Example Execution Plan:
Nested Loop Join
├── Index Scan on EMP (Salary > 50000)
└── Table Scan on DEPT
You can see an execution plan in SQL using:
EXPLAIN SELECT ... ;
⭐ 5. Query Execution Engine
The final plan is handed over to the Execution Engine, which uses:
- Executor
- Access methods
- Buffer manager
- Lock manager
- Transaction manager
It runs the plan operator-by-operator.
⭐ 6. Access Methods: Index Scan, Table Scan
To fetch data, DBMS chooses one of:
✔ Table Scan
Reads the whole table → slow but necessary when:
- No index
- Query needs most rows
✔ Index Scan
Uses B-Tree or Hash indexes → fast.
Example:WHERE Salary > 50000 uses Salary index.

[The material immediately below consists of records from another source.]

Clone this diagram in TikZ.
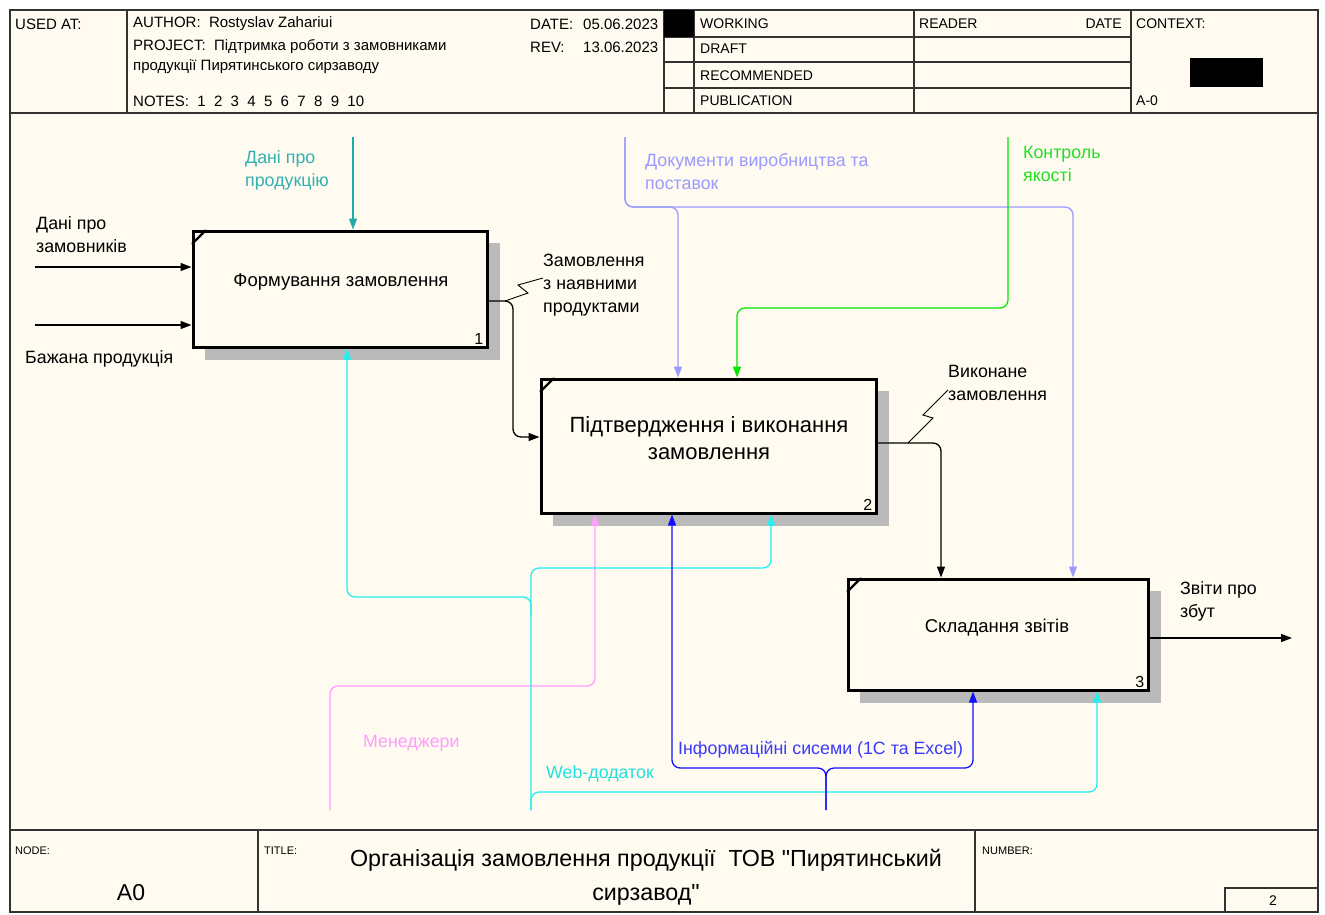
\documentclass[tikz,border=0pt]{standalone}
\usepackage{fontspec}
\setmainfont{Liberation Sans}
\newfontfamily\plainsans{Liberation Sans}[Ligatures=TeXOff]
\usetikzlibrary{arrows.meta}
\definecolor{paper}{HTML}{FFFBF0}
\definecolor{frameC}{HTML}{333333}
\definecolor{tealC}{HTML}{22AAAA}
\definecolor{tealT}{HTML}{33B0B0}
\definecolor{lavC}{HTML}{9A9AFF}
\definecolor{grnC}{HTML}{00E600}
\definecolor{grnT}{HTML}{22DD22}
\definecolor{pinkC}{HTML}{FF9CFF}
\definecolor{cyanC}{HTML}{22F0F0}
\definecolor{cyanT}{HTML}{22E0E0}
\definecolor{bluC}{HTML}{1010FF}
\definecolor{bluT}{HTML}{3A3AFF}
\definecolor{shadowC}{HTML}{BABABA}
\tikzset{
  frame/.style={draw=frameC, line width=1.2pt},
  hdr/.style={font=\fontsize{15}{17}\selectfont, anchor=west, inner sep=0pt},
  stat/.style={font=\fontsize{14}{16}\selectfont, anchor=west, inner sep=0pt},
  small/.style={font=\fontsize{11}{13}\selectfont, anchor=west, inner sep=0pt},
  lbl/.style={font=\fontsize{17.8}{23}\selectfont, anchor=north west, align=left, inner sep=0pt},
  actbox/.style={draw=black, line width=3pt, fill=paper, rectangle, inner sep=0pt},
  boxtext/.style={font=\fontsize{18.5}{24}\selectfont, align=center, inner sep=0pt},
  boxnum/.style={font=\fontsize{16}{18}\selectfont, inner sep=0pt},
  tip/.style={-{Triangle[length=11pt,width=8pt]}},
  conn/.style={line width=1.3pt, rounded corners=8pt, tip},
  blk/.style={conn, draw=black},
  squig/.style={draw=black, line width=0.9pt},
}
\begin{document}
\begin{tikzpicture}[x=1pt,y=-1pt]
\useasboundingbox (0,0) rectangle (1325,914);
\fill[white] (0,0) rectangle (1325,914);
\fill[paper] (10,10) rectangle (1318,912);
% header
\draw[frame] (10,10) rectangle (1318,912);
\draw[frame] (10,113) -- (1318,113);
\foreach \x in {127,664,694,914,1131} \draw[frame] (\x,10) -- (\x,113);
\foreach \y in {37,62,88} \draw[frame] (664,\y) -- (1131,\y);
\fill[black] (664,10) rectangle (694,37);
\fill[black] (1190,58) rectangle (1263,87);
\node[hdr] (usedat) at (15,24) {USED AT:};
\node[hdr] (author) at (133,24) {AUTHOR:\ \ Rostyslav Zahariui};
\node[hdr] (project) at (133,47) {PROJECT:\ \ Підтримка роботи з замовниками};
\node[hdr] (project2) at (133,67) {продукції Пирятинського сирзаводу};
\node[hdr] (notes) at (133,101) {NOTES:\ \ 1\ \ 2\ \ 3\ \ 4\ \ 5\ \ 6\ \ 7\ \ 8\ \ 9\ \ 10};
\node[hdr] (date) at (530,24) {DATE:};
\node[hdr] (dateval) at (583,24) {05.06.2023};
\node[hdr] (rev) at (530,47) {REV:};
\node[hdr] (revval) at (583,47) {13.06.2023};
\node[stat] (working) at (700,24) {WORKING};
\node[stat] (draft) at (700,49) {DRAFT};
\node[stat] (recom) at (700,76) {RECOMMENDED};
\node[stat] (publ) at (700,101) {PUBLICATION};
\node[stat] (reader) at (919,24) {READER};
\node[stat, anchor=east] (rdate) at (1122,24) {DATE};
\node[stat] (context) at (1136,24) {CONTEXT:};
\node[stat] (azero) at (1136,101) {A-0};
% footer
\draw[frame] (10,830) -- (1318,830);
\draw[frame] (258,830) -- (258,912);
\draw[frame] (975,830) -- (975,912);
\draw[frame] (1225,888) rectangle (1318,912);
\node[small] (nodeL) at (15,851) {NODE:};
\node[small] (titleL) at (264,851) {TITLE:};
\node[small] (numberL) at (982,851) {NUMBER:};
\node[font=\fontsize{23}{24}\selectfont, inner sep=0pt] (nodeval) at (131,893) {A0};
\node[font=\plainsans\fontsize{23.3}{34}\selectfont, align=center, inner sep=0pt] (title) at (646,877) {Організація замовлення продукції\ \ ТОВ "Пирятинський\\сирзавод"};
\node[stat, anchor=center] (pagenum) at (1273,901) {2};
% shadows
\fill[shadowC] (205,243) rectangle (500,360);
\fill[shadowC] (553,391) rectangle (889,526);
\fill[shadowC] (860,591) rectangle (1161,703);
% boxes
\node[actbox, minimum width=294pt, minimum height=116pt] (b1) at (340,289) {};
\node[actbox, minimum width=335pt, minimum height=134pt] (b2) at (708.5,446) {};
\node[actbox, minimum width=300pt, minimum height=111pt] (b3) at (998,634.5) {};
\foreach \b in {b1,b2,b3} \draw[line width=2.4pt, line cap=round] ([xshift=1pt,yshift=-14pt]\b.north west) -- ([xshift=14pt,yshift=-1pt]\b.north west);
\node[boxtext] (t1) at (341,282) {Формування замовлення};
\node[boxtext, font=\fontsize{22}{27}\selectfont] (t2) at (709,438) {Підтвердження і виконання\\замовлення};
\node[boxtext] (t3) at (997,628) {Складання звітів};
\node[boxnum, anchor=south east] (n1) at ([xshift=-5pt,yshift=4pt]b1.south east) {1};
\node[boxnum, anchor=south east] (n2) at ([xshift=-5pt,yshift=4pt]b2.south east) {2};
\node[boxnum, anchor=south east] (n3) at ([xshift=-5pt,yshift=4pt]b3.south east) {3};
% inputs
\coordinate (i1) at (35,267);
\coordinate (i2) at (35,325);
\draw[blk] (i1) -- (i1 -| b1.west);
\draw[blk] (i2) -- (i2 -| b1.west);
\node[lbl] (li1) at (36,216) {Дані про\\замовників};
\node[lbl] (li2) at (25,350) {Бажана продукція};
% control: Дані про продукцію
\coordinate (c1) at (353,137);
\draw[conn, draw=tealC] (c1) -- (c1 |- b1.north);
\node[lbl, text=tealT] (lc1) at (245,150) {Дані про\\продукцію};
% output 1 -> 2
\draw[blk] (b1.east |- 0,301) -- (513,301) -- (513,437) -- (b2.west |- 0,437);
\draw[squig] (505,301) -- (528,293) -- (518,285) -- (543,278);
\node[lbl] (lo1) at (543,254) {Замовлення\\з наявними\\продуктами};
% control: documents
\coordinate (c2) at (625,137);
\draw[conn, draw=lavC] (c2) -- (625,207) -- (678,207) -- (678,0 |- b2.north);
\draw[conn, draw=lavC] (c2) -- (625,207) -- (1073,207) -- (1073,0 |- b3.north);
\node[lbl, text=lavC] (lc2) at (645,153) {Документи виробництва та\\поставок};
% control: quality
\coordinate (c3) at (1008,137);
\draw[conn, draw=grnC] (c3) -- (1008,308) -- (737,308) -- (737,0 |- b2.north);
\node[lbl, text=grnT] (lc3) at (1023,146) {Контроль\\якості};
% output 2 -> 3
\draw[blk] (b2.east |- 0,443) -- (941,443) -- (941,0 |- b3.north);
\draw[squig] (908,443) -- (933,418) -- (923,415) -- (948,390);
\node[lbl] (lo2) at (948,365) {Виконане\\замовлення};
% output 3
\coordinate (o3) at (1292,638);
\draw[blk] (b3.east |- o3) -- (o3);
\node[lbl] (lo3) at (1180,581) {Звіти про\\збут};
% mechanisms
\coordinate (m1) at (330,810);
\draw[conn, draw=pinkC] (m1) -- (330,686) -- (595,686) -- (595,0 |- b2.south);
\node[lbl, text=pinkC] (lm1) at (363,735) {Менеджери};
\coordinate (m2) at (531,810);
\draw[conn, draw=cyanC] (m2) -- (531,568) -- (771,568) -- (771,0 |- b2.south);
\draw[conn, draw=cyanC] (m2) -- (531,792) -- (1097,792) -- (1097,0 |- b3.south);
\draw[conn, draw=cyanC] (531,615) -- (531,597) -- (347,597) -- (347,0 |- b1.south);
\node[lbl, text=cyanT] (lm2) at (546,765) {Web-додаток};
\coordinate (m3) at (826,810);
\draw[conn, draw=bluC] (m3) -- (826,768) -- (672,768) -- (672,0 |- b2.south);
\draw[conn, draw=bluC] (m3) -- (826,768) -- (973,768) -- (973,0 |- b3.south);
\node[lbl, text=bluT] (lm3) at (678,741) {Інформаційні сисеми (1С та Excel)};
\end{tikzpicture}
\end{document}
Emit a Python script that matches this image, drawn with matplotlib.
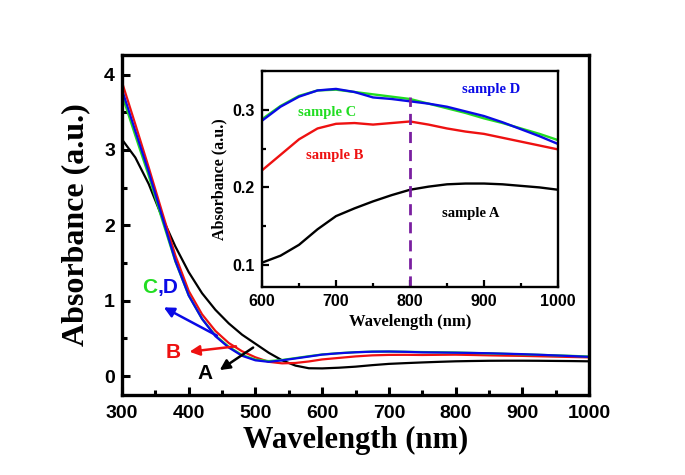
import numpy as np
import matplotlib
matplotlib.use("Agg")
import matplotlib.pyplot as plt
from matplotlib.ticker import MultipleLocator

# ---- data ----
wl = [300, 320, 340, 360, 380, 400, 420, 440, 460, 480, 500, 520, 540, 560, 580,
      600, 625, 650, 675, 700, 725, 750, 775, 800, 825, 850, 875, 900, 925, 950, 975, 1000]
sample_a = [3.14, 2.90, 2.55, 2.11, 1.72, 1.38, 1.10, 0.88, 0.70, 0.55, 0.43, 0.31, 0.21, 0.14, 0.105,
            0.103, 0.112, 0.126, 0.146, 0.163, 0.173, 0.182, 0.190, 0.197, 0.201, 0.204, 0.205, 0.205,
            0.204, 0.202, 0.200, 0.197]
sample_b = [3.90, 3.34, 2.77, 2.18, 1.60, 1.13, 0.82, 0.60, 0.44, 0.33, 0.25, 0.19, 0.17, 0.175, 0.195,
            0.222, 0.242, 0.262, 0.276, 0.282, 0.283, 0.281, 0.283, 0.285, 0.281, 0.276, 0.272, 0.269,
            0.264, 0.259, 0.254, 0.249]
sample_c = [3.73, 3.19, 2.66, 2.08, 1.52, 1.07, 0.76, 0.54, 0.39, 0.28, 0.22, 0.20, 0.215, 0.24, 0.265,
            0.288, 0.305, 0.318, 0.325, 0.326, 0.323, 0.320, 0.317, 0.314, 0.308, 0.302, 0.296, 0.289,
            0.283, 0.276, 0.269, 0.261]
sample_d = [3.80, 3.25, 2.71, 2.12, 1.53, 1.07, 0.76, 0.53, 0.38, 0.27, 0.21, 0.19, 0.21, 0.235, 0.26,
            0.286, 0.304, 0.317, 0.325, 0.327, 0.323, 0.316, 0.314, 0.311, 0.308, 0.304, 0.298, 0.292,
            0.284, 0.275, 0.266, 0.256]

x_ticks = [300, 400, 500, 600, 700, 800, 900, 1000]
y_ticks = [0, 1, 2, 3, 4]
inset_x_ticks = [600, 700, 800, 900, 1000]
inset_y_ticks = [0.1, 0.2, 0.3]

BLACK = "#000000"
RED = "#EE1111"
GREEN = "#22DD22"
BLUE = "#0A0AE6"
PURPLE = "#7A1FA0"

serif = ["Liberation Serif", "DejaVu Serif"]
sans = ["Liberation Sans", "DejaVu Sans"]

fig = plt.figure(figsize=(6.85, 4.75), dpi=100)
fig.patch.set_facecolor("white")

# ---- main axes ----
ax = fig.add_axes([0.1781, 0.1684, 0.6818, 0.7158])
for y, c in [(sample_a, BLACK), (sample_b, RED), (sample_c, GREEN), (sample_d, BLUE)]:
    ax.plot(wl, y, color=c, lw=1.6, solid_joinstyle="round")

ax.set_xlim(300, 1000)
ax.set_ylim(-0.25, 4.26)
ax.set_xticks(x_ticks)
ax.set_yticks(y_ticks)
ax.xaxis.set_minor_locator(MultipleLocator(50))
ax.yaxis.set_minor_locator(MultipleLocator(0.5))
ax.tick_params(which="major", direction="in", length=6, width=2.2,
               labelsize=14, pad=5, top=False, right=False)
ax.tick_params(axis="x", which="major", pad=7)
ax.tick_params(which="minor", direction="in", length=3.5, width=2.2, top=False, right=False)
for lab in ax.get_xticklabels() + ax.get_yticklabels():
    lab.set_fontfamily(sans)
    lab.set_fontweight("bold")
for s in ax.spines.values():
    s.set_linewidth(2.4)
ax.set_xlabel("Wavelength (nm)", fontsize=22, fontweight="bold", family=serif, labelpad=3)
ax.set_ylabel("Absorbance (a.u.)", fontsize=23, fontweight="bold", family=serif, labelpad=10)

# annotations in main axes
ax.text(330, 1.17, "C", color=GREEN, fontsize=15, fontweight="bold", family=sans,
        ha="left", va="center")
ax.text(353, 1.17, ",D", color=BLUE, fontsize=15, fontweight="bold", family=sans,
        ha="left", va="center")
ax.text(377, 0.31, "B", color=RED, fontsize=15, fontweight="bold", family=sans,
        ha="center", va="center")
ax.text(424, 0.04, "A", color=BLACK, fontsize=15, fontweight="bold", family=sans,
        ha="center", va="center")

arrow_kw = dict(arrowstyle="-|>,head_length=0.6,head_width=0.3", lw=1.8)
ax.annotate("", xy=(359, 0.93), xytext=(446, 0.52),
            arrowprops=dict(color=BLUE, **arrow_kw))
ax.annotate("", xy=(397, 0.32), xytext=(475, 0.40),
            arrowprops=dict(color=RED, **arrow_kw))
ax.annotate("", xy=(443, 0.06), xytext=(500, 0.40),
            arrowprops=dict(color=BLACK, **arrow_kw))

# ---- inset ----
ins = fig.add_axes([0.3825, 0.3964, 0.4321, 0.454])
ins.set_facecolor("white")
for y, c in [(sample_a, BLACK), (sample_b, RED), (sample_c, GREEN), (sample_d, BLUE)]:
    ins.plot(wl, y, color=c, lw=1.7, solid_joinstyle="round")
ins.plot([800, 800], [0.072, 0.316], color=PURPLE, lw=2, ls=(0, (4, 2.5)))
ins.set_xlim(600, 1000)
ins.set_ylim(0.072, 0.350)
ins.set_xticks(inset_x_ticks)
ins.set_yticks(inset_y_ticks)
ins.set_yticklabels(["0.1", "0.2", "0.3"])
ins.xaxis.set_minor_locator(MultipleLocator(50))
ins.yaxis.set_minor_locator(MultipleLocator(0.05))
ins.tick_params(which="major", direction="in", length=5, width=1.6,
                labelsize=11.5, pad=5, top=False, right=False)
ins.tick_params(which="minor", direction="in", length=3, width=1.6, top=False, right=False)
for lab in ins.get_xticklabels() + ins.get_yticklabels():
    lab.set_fontfamily(sans)
    lab.set_fontweight("bold")
for s in ins.spines.values():
    s.set_linewidth(1.7)
ins.set_xlabel("Wavelength (nm)", fontsize=12, fontweight="bold", family=serif, labelpad=4)
ins.set_ylabel("Absorbance (a.u.)", fontsize=11.5, fontweight="bold", family=serif, labelpad=4)

ins.text(910, 0.326, "sample D", color=BLUE, fontsize=10.5, fontweight="bold", family=serif,
         ha="center", va="center")
ins.text(688, 0.297, "sample C", color=GREEN, fontsize=10.5, fontweight="bold", family=serif,
         ha="center", va="center")
ins.text(698, 0.241, "sample B", color=RED, fontsize=10.5, fontweight="bold", family=serif,
         ha="center", va="center")
ins.text(882, 0.166, "sample A", color=BLACK, fontsize=10.5, fontweight="bold", family=serif,
         ha="center", va="center")

fig.savefig("out.png", dpi=100, facecolor="white")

⭐ 7. Buffer Manager Interaction
Fetched pages (disk blocks) are brought from disk into buffer pool.
Buffer manager handles:
- Page replacement (LRU / CLOCK)
- Prefetching
- Caching
Reduces costly disk I/O.
⭐ 8. Join Algorithms in Query Execution
Join operations are costliest in query execution. DBMS may choose:
✔ Nested Loop Join
Simple but slow (O(n*m))
Useful when inner table is small or indexed.
✔ Merge Join
Requires sorted inputs; very efficient for large datasets.
✔ Hash Join
Creates hash table on one relation → fast for large, unsorted relations.
⭐ 9. Output Generation
After executing all RA operators, DBMS:
- Forms result tuples
- Eliminates duplicates (if required)
- Sorts (if required)
- Returns output to client
⭐ Complete Query Execution Pipeline (Diagram)
SQL Query
|
v
+------------------+
| 1. Parser |
| Syntax + Semantics |
+------------------+
|
v
+------------------+
| 2. Query Rewriter|
| RA Transformation |
+------------------+
|
v
+------------------+
| 3. Optimizer |
| Cost-based Plan |
+------------------+
|
v
+------------------+
| 4. Execution Plan |
+------------------+
|
v
+------------------------+
| 5. Execution Engine |
| - Access Methods |
| - Buffer Manager |
+------------------------+
|
v
Output
⭐ Example: Step-by-Step Query Execution
SQL Query:
SELECT Name FROM EMP WHERE DeptID = 10 AND Salary > 50000;
Step 1: Parse
No syntax errors.
Step 2: Convert to RA
π Name ( σ DeptID=10 ∧ Salary>50000 (EMP) )
Step 3: Optimization
- Push down selections early
- Use index on DeptID and Salary if available
- Choose index-scan instead of table scan
Step 4: Execution Plan
Index Scan on EMP using idx_dept_salary
Filter: DeptID=10 AND Salary>50000
Project: Name
Step 5: Execute
→ Fetch matching rows
→ Output Name column
⭐ Query Execution vs Query Processing
| Query Processing | Query Execution |
|---|---|
| Entire pipeline from parsing → optimization → execution | Final stage of actually running the physical plan |
| Includes RA rewriting, plan generation | Uses buffer manager, joins, access methods |
| Logical + physical | Physical only |
⭐ Perfect 5-Mark Short Answer
Query execution is the final phase of query processing where a physical query plan is executed by the DBMS. Steps include accessing base tables using table scans or index scans, applying selection and projection, performing join algorithms like nested loop or hash join, and retrieving data from storage via the buffer manager. The execution engine follows the optimized physical plan to produce the final result set.